_TASK PROMPT_
Return each line of the listing below, unchanged, and omit the images.

_DATA EXTRACT_
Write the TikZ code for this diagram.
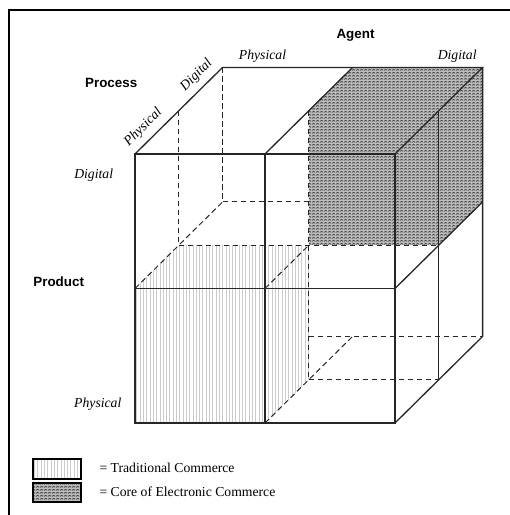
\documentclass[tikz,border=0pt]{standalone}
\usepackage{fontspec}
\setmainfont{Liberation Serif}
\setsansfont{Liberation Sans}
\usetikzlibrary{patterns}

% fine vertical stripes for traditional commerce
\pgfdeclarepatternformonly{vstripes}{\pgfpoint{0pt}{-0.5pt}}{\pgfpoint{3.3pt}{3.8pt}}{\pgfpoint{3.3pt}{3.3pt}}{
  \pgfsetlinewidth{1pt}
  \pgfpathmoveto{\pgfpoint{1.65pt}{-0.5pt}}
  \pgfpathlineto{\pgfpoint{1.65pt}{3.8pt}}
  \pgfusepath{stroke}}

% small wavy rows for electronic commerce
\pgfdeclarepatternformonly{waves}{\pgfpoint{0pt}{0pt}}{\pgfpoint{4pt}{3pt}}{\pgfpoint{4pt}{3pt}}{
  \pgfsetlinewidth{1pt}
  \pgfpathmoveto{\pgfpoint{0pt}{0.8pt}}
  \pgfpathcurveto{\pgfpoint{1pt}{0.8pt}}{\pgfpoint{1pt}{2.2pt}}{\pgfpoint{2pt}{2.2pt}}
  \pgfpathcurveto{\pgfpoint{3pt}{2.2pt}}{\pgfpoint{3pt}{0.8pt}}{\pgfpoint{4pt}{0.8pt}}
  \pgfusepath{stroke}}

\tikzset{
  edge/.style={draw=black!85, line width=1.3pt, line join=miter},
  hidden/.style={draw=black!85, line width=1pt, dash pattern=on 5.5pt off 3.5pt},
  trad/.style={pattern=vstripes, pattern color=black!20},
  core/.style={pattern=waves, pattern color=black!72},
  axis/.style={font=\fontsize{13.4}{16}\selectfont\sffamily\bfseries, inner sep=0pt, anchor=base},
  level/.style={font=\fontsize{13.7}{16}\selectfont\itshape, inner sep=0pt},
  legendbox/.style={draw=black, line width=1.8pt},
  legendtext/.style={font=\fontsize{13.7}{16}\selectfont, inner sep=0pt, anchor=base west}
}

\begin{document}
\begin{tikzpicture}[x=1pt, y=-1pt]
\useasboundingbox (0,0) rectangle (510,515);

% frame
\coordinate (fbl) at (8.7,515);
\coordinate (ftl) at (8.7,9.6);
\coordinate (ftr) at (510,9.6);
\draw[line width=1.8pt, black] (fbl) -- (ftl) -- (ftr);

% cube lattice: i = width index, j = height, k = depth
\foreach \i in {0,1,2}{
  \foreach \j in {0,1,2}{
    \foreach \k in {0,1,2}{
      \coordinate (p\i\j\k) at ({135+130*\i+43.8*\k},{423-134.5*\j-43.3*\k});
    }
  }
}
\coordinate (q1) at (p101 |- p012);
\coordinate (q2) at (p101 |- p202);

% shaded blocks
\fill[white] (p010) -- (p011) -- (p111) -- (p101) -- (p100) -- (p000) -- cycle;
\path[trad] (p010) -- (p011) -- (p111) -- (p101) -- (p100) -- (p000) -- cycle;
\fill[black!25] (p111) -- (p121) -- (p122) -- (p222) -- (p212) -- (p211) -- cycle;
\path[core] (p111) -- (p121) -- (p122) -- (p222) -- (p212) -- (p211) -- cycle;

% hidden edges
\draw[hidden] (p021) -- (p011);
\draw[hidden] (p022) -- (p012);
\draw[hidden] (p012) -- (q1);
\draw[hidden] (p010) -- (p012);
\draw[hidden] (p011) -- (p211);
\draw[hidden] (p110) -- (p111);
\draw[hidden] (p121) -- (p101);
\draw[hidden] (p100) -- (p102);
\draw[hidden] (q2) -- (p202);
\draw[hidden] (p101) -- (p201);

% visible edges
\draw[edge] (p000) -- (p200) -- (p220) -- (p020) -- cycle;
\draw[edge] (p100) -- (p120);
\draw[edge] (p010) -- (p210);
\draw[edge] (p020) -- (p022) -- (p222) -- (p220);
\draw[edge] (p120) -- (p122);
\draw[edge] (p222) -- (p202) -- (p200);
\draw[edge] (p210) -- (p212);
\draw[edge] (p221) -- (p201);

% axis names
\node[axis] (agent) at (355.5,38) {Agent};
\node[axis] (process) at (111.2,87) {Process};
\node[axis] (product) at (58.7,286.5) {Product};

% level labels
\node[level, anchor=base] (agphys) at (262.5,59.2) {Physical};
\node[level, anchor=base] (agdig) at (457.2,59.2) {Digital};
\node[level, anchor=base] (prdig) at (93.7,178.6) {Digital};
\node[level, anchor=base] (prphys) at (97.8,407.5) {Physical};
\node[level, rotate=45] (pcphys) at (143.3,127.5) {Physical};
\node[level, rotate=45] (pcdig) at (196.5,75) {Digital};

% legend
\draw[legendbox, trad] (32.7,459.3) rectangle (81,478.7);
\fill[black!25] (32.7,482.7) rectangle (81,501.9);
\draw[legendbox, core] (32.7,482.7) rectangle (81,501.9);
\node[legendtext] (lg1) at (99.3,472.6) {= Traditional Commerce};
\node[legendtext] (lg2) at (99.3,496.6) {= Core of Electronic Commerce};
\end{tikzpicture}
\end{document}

_THE COMPLETED TASK_
Write the TikZ code for this diagram.
\documentclass[tikz,border=0pt]{standalone}
\usepackage{fontspec}
\setmainfont{Liberation Serif}
\setsansfont{Liberation Sans}
\usetikzlibrary{patterns}

% fine vertical stripes for traditional commerce
\pgfdeclarepatternformonly{vstripes}{\pgfpoint{0pt}{-0.5pt}}{\pgfpoint{3.3pt}{3.8pt}}{\pgfpoint{3.3pt}{3.3pt}}{
  \pgfsetlinewidth{1pt}
  \pgfpathmoveto{\pgfpoint{1.65pt}{-0.5pt}}
  \pgfpathlineto{\pgfpoint{1.65pt}{3.8pt}}
  \pgfusepath{stroke}}

% small wavy rows for electronic commerce
\pgfdeclarepatternformonly{waves}{\pgfpoint{0pt}{0pt}}{\pgfpoint{4pt}{3pt}}{\pgfpoint{4pt}{3pt}}{
  \pgfsetlinewidth{1pt}
  \pgfpathmoveto{\pgfpoint{0pt}{0.8pt}}
  \pgfpathcurveto{\pgfpoint{1pt}{0.8pt}}{\pgfpoint{1pt}{2.2pt}}{\pgfpoint{2pt}{2.2pt}}
  \pgfpathcurveto{\pgfpoint{3pt}{2.2pt}}{\pgfpoint{3pt}{0.8pt}}{\pgfpoint{4pt}{0.8pt}}
  \pgfusepath{stroke}}

\tikzset{
  edge/.style={draw=black!85, line width=1.3pt, line join=miter},
  hidden/.style={draw=black!85, line width=1pt, dash pattern=on 5.5pt off 3.5pt},
  trad/.style={pattern=vstripes, pattern color=black!20},
  core/.style={pattern=waves, pattern color=black!72},
  axis/.style={font=\fontsize{13.4}{16}\selectfont\sffamily\bfseries, inner sep=0pt, anchor=base},
  level/.style={font=\fontsize{13.7}{16}\selectfont\itshape, inner sep=0pt},
  legendbox/.style={draw=black, line width=1.8pt},
  legendtext/.style={font=\fontsize{13.7}{16}\selectfont, inner sep=0pt, anchor=base west}
}

\begin{document}
\begin{tikzpicture}[x=1pt, y=-1pt]
\useasboundingbox (0,0) rectangle (510,515);

% frame
\coordinate (fbl) at (8.7,515);
\coordinate (ftl) at (8.7,9.6);
\coordinate (ftr) at (510,9.6);
\draw[line width=1.8pt, black] (fbl) -- (ftl) -- (ftr);

% cube lattice: i = width index, j = height, k = depth
\foreach \i in {0,1,2}{
  \foreach \j in {0,1,2}{
    \foreach \k in {0,1,2}{
      \coordinate (p\i\j\k) at ({135+130*\i+43.8*\k},{423-134.5*\j-43.3*\k});
    }
  }
}
\coordinate (q1) at (p101 |- p012);
\coordinate (q2) at (p101 |- p202);

% shaded blocks
\fill[white] (p010) -- (p011) -- (p111) -- (p101) -- (p100) -- (p000) -- cycle;
\path[trad] (p010) -- (p011) -- (p111) -- (p101) -- (p100) -- (p000) -- cycle;
\fill[black!25] (p111) -- (p121) -- (p122) -- (p222) -- (p212) -- (p211) -- cycle;
\path[core] (p111) -- (p121) -- (p122) -- (p222) -- (p212) -- (p211) -- cycle;

% hidden edges
\draw[hidden] (p021) -- (p011);
\draw[hidden] (p022) -- (p012);
\draw[hidden] (p012) -- (q1);
\draw[hidden] (p010) -- (p012);
\draw[hidden] (p011) -- (p211);
\draw[hidden] (p110) -- (p111);
\draw[hidden] (p121) -- (p101);
\draw[hidden] (p100) -- (p102);
\draw[hidden] (q2) -- (p202);
\draw[hidden] (p101) -- (p201);

% visible edges
\draw[edge] (p000) -- (p200) -- (p220) -- (p020) -- cycle;
\draw[edge] (p100) -- (p120);
\draw[edge] (p010) -- (p210);
\draw[edge] (p020) -- (p022) -- (p222) -- (p220);
\draw[edge] (p120) -- (p122);
\draw[edge] (p222) -- (p202) -- (p200);
\draw[edge] (p210) -- (p212);
\draw[edge] (p221) -- (p201);

% axis names
\node[axis] (agent) at (355.5,38) {Agent};
\node[axis] (process) at (111.2,87) {Process};
\node[axis] (product) at (58.7,286.5) {Product};

% level labels
\node[level, anchor=base] (agphys) at (262.5,59.2) {Physical};
\node[level, anchor=base] (agdig) at (457.2,59.2) {Digital};
\node[level, anchor=base] (prdig) at (93.7,178.6) {Digital};
\node[level, anchor=base] (prphys) at (97.8,407.5) {Physical};
\node[level, rotate=45] (pcphys) at (143.3,127.5) {Physical};
\node[level, rotate=45] (pcdig) at (196.5,75) {Digital};

% legend
\draw[legendbox, trad] (32.7,459.3) rectangle (81,478.7);
\fill[black!25] (32.7,482.7) rectangle (81,501.9);
\draw[legendbox, core] (32.7,482.7) rectangle (81,501.9);
\node[legendtext] (lg1) at (99.3,472.6) {= Traditional Commerce};
\node[legendtext] (lg2) at (99.3,496.6) {= Core of Electronic Commerce};
\end{tikzpicture}
\end{document}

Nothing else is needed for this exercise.